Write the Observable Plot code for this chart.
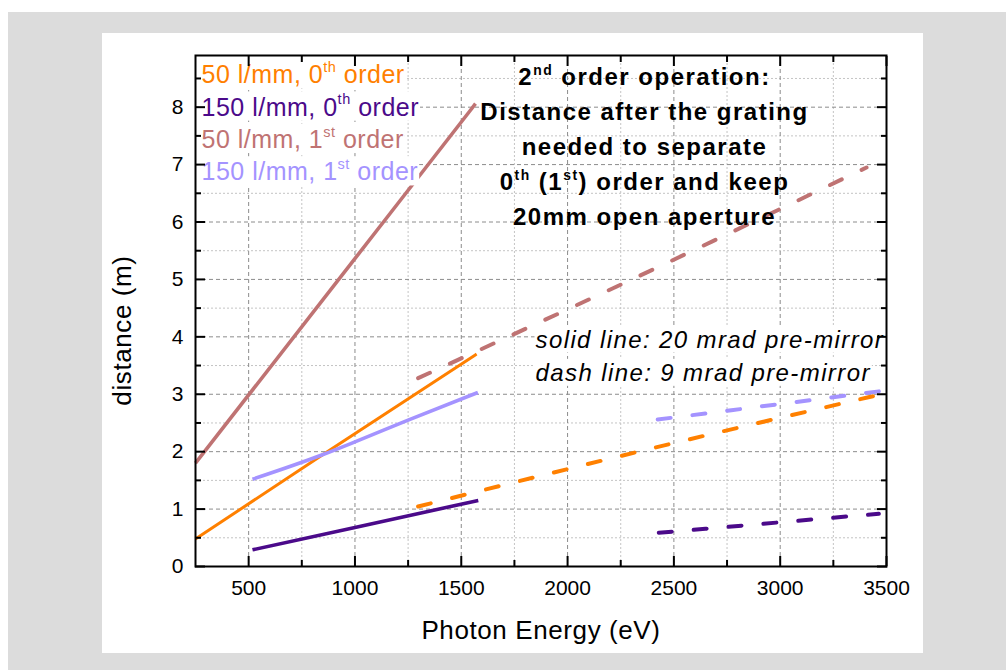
<!DOCTYPE html>
<html>
<head>
<meta charset="utf-8">
<script src="https://cdn.jsdelivr.net/npm/d3@7"></script>
<script src="https://cdn.jsdelivr.net/npm/@observablehq/plot@0.6"></script>
<style>
  body { margin: 0; background: #fff; font-family: "Liberation Sans", Arial, sans-serif; }
  #backdrop { position: absolute; left: 8px; top: 12px; width: 998px; height: 658px; background: #dcdcdc; }
  #panel { position: absolute; left: 94px; top: 21px; width: 821px; height: 620px; background: #fff; }
  #panel svg g[font-weight="bold"] text { letter-spacing: 1.5px; }
  #panel svg g[font-style="italic"] text { letter-spacing: 1.4px; }
  #panel svg g[font-size="25"] text { letter-spacing: 0.5px; }
  #panel svg g[font-size="26"] text { letter-spacing: 0.6px; }
</style>
</head>
<body>
<div id="backdrop"><div id="panel"></div></div>
<script>
// Photon energy (eV) vs. distance (m) after the grating, per grating and order.
// Solid curves: 20 mrad pre-mirror.
const e50Order0Solid = [250, 850, 1572];
const d50Order0Solid = [0.48, 1.95, 3.70];
const e150Order0Solid = [518, 1000, 1580];
const d150Order0Solid = [0.29, 0.68, 1.15];
const e50Order1Solid = [250, 1134, 1567];
const d50Order1Solid = [1.80, 6.00, 8.06];
const e150Order1Solid = [518, 850, 1000, 1250, 1578];
const d150Order1Solid = [1.52, 1.95, 2.17, 2.55, 3.03];
// Dashed curves: 9 mrad pre-mirror.
const e50Order0Dash = [1297, 2500, 3453];
const d50Order0Dash = [1.045, 2.15, 2.98];
const e150Order0Dash = [2429, 3000, 3464];
const d150Order0Dash = [0.587, 0.77, 0.918];
const e50Order1Dash = [1297, 2400, 3406];
const d50Order1Dash = [3.28, 5.17, 6.95];
const e150Order1Dash = [2424, 3000, 3464];
const d150Order1Dash = [2.56, 2.83, 3.05];

const gratingLabels = ["50 l/mm, 0^{th} order", "150 l/mm, 0^{th} order", "50 l/mm, 1^{st} order", "150 l/mm, 1^{st} order"];
const gratingColors = ["#ff8000", "#4b0a8a", "#bf7373", "#a493ff"];

const xMajorTicks = [500, 1000, 1500, 2000, 2500, 3000, 3500];
const xMinorTicks = [750, 1250, 1750, 2250, 2750, 3250];
const yMajorTicks = [0, 1, 2, 3, 4, 5, 6, 7, 8];
const yMinorTicks = [0.5, 1.5, 2.5, 3.5, 4.5, 5.5, 6.5, 7.5, 8.5];

const titleLines = ["2^{nd} order operation:", "Distance after the grating", "needed to separate", "0^{th} (1^{st}) order and keep", "20mm open aperture"];
const noteLines = ["solid line: 20 mrad pre-mirror", "dash line: 9 mrad pre-mirror"];
const xLabel = "Photon Energy (eV)";
const yLabel = "distance (m)";

const toRows = (es, ds) => es.map((e, i) => ({energy: e, distance: ds[i]}));
const solidSeries = [
  toRows(e50Order0Solid, d50Order0Solid),
  toRows(e150Order0Solid, d150Order0Solid),
  toRows(e50Order1Solid, d50Order1Solid),
  toRows(e150Order1Solid, d150Order1Solid)
];
const dashSeries = [
  toRows(e50Order0Dash, d50Order0Dash),
  toRows(e150Order0Dash, d150Order0Dash),
  toRows(e50Order1Dash, d50Order1Dash),
  toRows(e150Order1Dash, d150Order1Dash)
];

// Tick-only axis; ticks are shifted so they point into the frame.
const tickAxis = (axis, anchor, ticks, size, shift) => axis({
  anchor, ticks, tickSize: size, fill: "none", strokeWidth: 2, label: null, ...shift
});

const chart = Plot.plot({
  width: 821,
  height: 620,
  marginLeft: 93,
  marginRight: 37,
  marginTop: 22,
  marginBottom: 87,
  style: {fontFamily: '"Liberation Sans", Arial, sans-serif', fontSize: "21px", color: "black", background: "transparent", overflow: "visible"},
  x: {domain: [250, 3500]},
  y: {domain: [0, 8.9]},
  marks: [
    // grid: dotted minor, dashed major
    Plot.gridX({ticks: xMinorTicks, stroke: "#c4c4c4", strokeOpacity: 1, strokeDasharray: "2,2"}),
    Plot.gridY({ticks: yMinorTicks, stroke: "#c4c4c4", strokeOpacity: 1, strokeDasharray: "2,2"}),
    Plot.gridX({ticks: xMajorTicks.slice(0, -1), stroke: "#8c8c8c", strokeOpacity: 1, strokeDasharray: "4,3"}),
    Plot.gridY({ticks: yMajorTicks.slice(1), stroke: "#8c8c8c", strokeOpacity: 1, strokeDasharray: "4,3"}),

    // curves
    ...solidSeries.map((rows, i) => Plot.line(rows, {
      x: "energy", y: "distance", stroke: gratingColors[i], strokeWidth: i === 0 ? 3 : 3.6,
      curve: "monotone-x", strokeLinecap: "butt"
    })),
    ...dashSeries.map((rows, i) => Plot.line(rows, {
      x: "energy", y: "distance", stroke: gratingColors[i], strokeWidth: 4,
      curve: "monotone-x", strokeDasharray: "13,22", strokeLinecap: "round"
    })),

    // legend
    ...gratingLabels.map((t, i) => Plot.text([t], {
      text: d => d, frameAnchor: "top-left", dx: 6, dy: 10 + i * 32.4,
      lineAnchor: "top", textAnchor: "start", fill: gratingColors[i], fontSize: 25
    })),

    // annotations
    Plot.text([titleLines.join("\n")], {
      text: d => d, frameAnchor: "top", dx: 103.5, dy: 5, lineAnchor: "top",
      textAnchor: "middle", fontWeight: "bold", fontSize: 24, lineHeight: 1.458, fill: "black"
    }),
    ...noteLines.map((t, i) => Plot.text([t], {
      text: d => d, frameAnchor: "top-left", dx: 340, dy: 275 + i * 33.3, lineAnchor: "top",
      textAnchor: "start", fontStyle: "italic", fontSize: 24, fill: "black"
    })),

    // axis titles
    Plot.text([xLabel], {text: d => d, frameAnchor: "bottom", dy: 63.7, lineAnchor: "middle", textAnchor: "middle", fontSize: 26, fill: "black"}),
    Plot.text([yLabel], {text: d => d, frameAnchor: "left", dx: -73, dy: 19.5, rotate: -90, lineAnchor: "middle", textAnchor: "middle", fontSize: 26, fill: "black"}),

    // tick labels
    Plot.axisX({ticks: xMajorTicks, tickSize: 0, tickPadding: 14, label: null, fontSize: 21, tickFormat: d3.format("d")}),
    Plot.axisY({ticks: yMajorTicks, tickSize: 0, tickPadding: 12, label: null, fontSize: 21, tickFormat: d3.format("d")}),

    // inward ticks on all four sides
    tickAxis(Plot.axisX, "bottom", xMajorTicks, 10, {dy: -10}),
    tickAxis(Plot.axisX, "bottom", xMinorTicks, 6, {dy: -6}),
    tickAxis(Plot.axisX, "top", xMajorTicks, 10, {dy: 10}),
    tickAxis(Plot.axisX, "top", xMinorTicks, 6, {dy: 6}),
    tickAxis(Plot.axisY, "left", yMajorTicks, 10, {dx: 10}),
    tickAxis(Plot.axisY, "left", yMinorTicks, 6, {dx: 6}),
    tickAxis(Plot.axisY, "right", yMajorTicks, 10, {dx: -10}),
    tickAxis(Plot.axisY, "right", yMinorTicks, 6, {dx: -6}),

    Plot.frame({stroke: "black", strokeWidth: 2})
  ]
});

document.getElementById("panel").appendChild(chart);

const SVGNS = "http://www.w3.org/2000/svg";

// Turn "^{...}" markup into raised, smaller tspans.
function applySuperscripts(svg) {
  const pattern = /\^\{([^}]*)\}/;
  svg.querySelectorAll("text, tspan").forEach(el => {
    if (el.children.length || !pattern.test(el.textContent)) return;
    const fs = parseFloat(getComputedStyle(el).fontSize);
    const parts = el.textContent.split(/\^\{([^}]*)\}/);
    el.textContent = "";
    parts.forEach((p, i) => {
      if (!p) return;
      const ts = document.createElementNS(SVGNS, "tspan");
      ts.textContent = p;
      if (i % 2) {
        ts.setAttribute("font-size", (0.58 * fs).toFixed(2));
        ts.setAttribute("dy", (-0.45 * fs).toFixed(2));
      } else if (i > 0) {
        ts.setAttribute("dy", (0.45 * fs).toFixed(2));
      }
      el.appendChild(ts);
    });
  });
}

// Opaque white boxes behind legend and note labels.
function addTextBoxes(svg, selector) {
  svg.querySelectorAll(selector).forEach(t => {
    const b = t.getBBox();
    const r = document.createElementNS(SVGNS, "rect");
    r.setAttribute("x", b.x - 1);
    r.setAttribute("y", b.y);
    r.setAttribute("width", b.width + 2);
    r.setAttribute("height", b.height);
    r.setAttribute("fill", "white");
    r.setAttribute("stroke", "none");
    const tf = t.getAttribute("transform");
    if (tf) r.setAttribute("transform", tf);
    t.parentNode.insertBefore(r, t);
  });
}

applySuperscripts(chart);
addTextBoxes(chart, 'g[font-size="25"] > text, g[font-style="italic"] > text');
</script>
</body>
</html>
○ ○ ○ ○
→ Exercise task
Count how many lines above carry the word "chart". Only the number is required.

→ Final result
5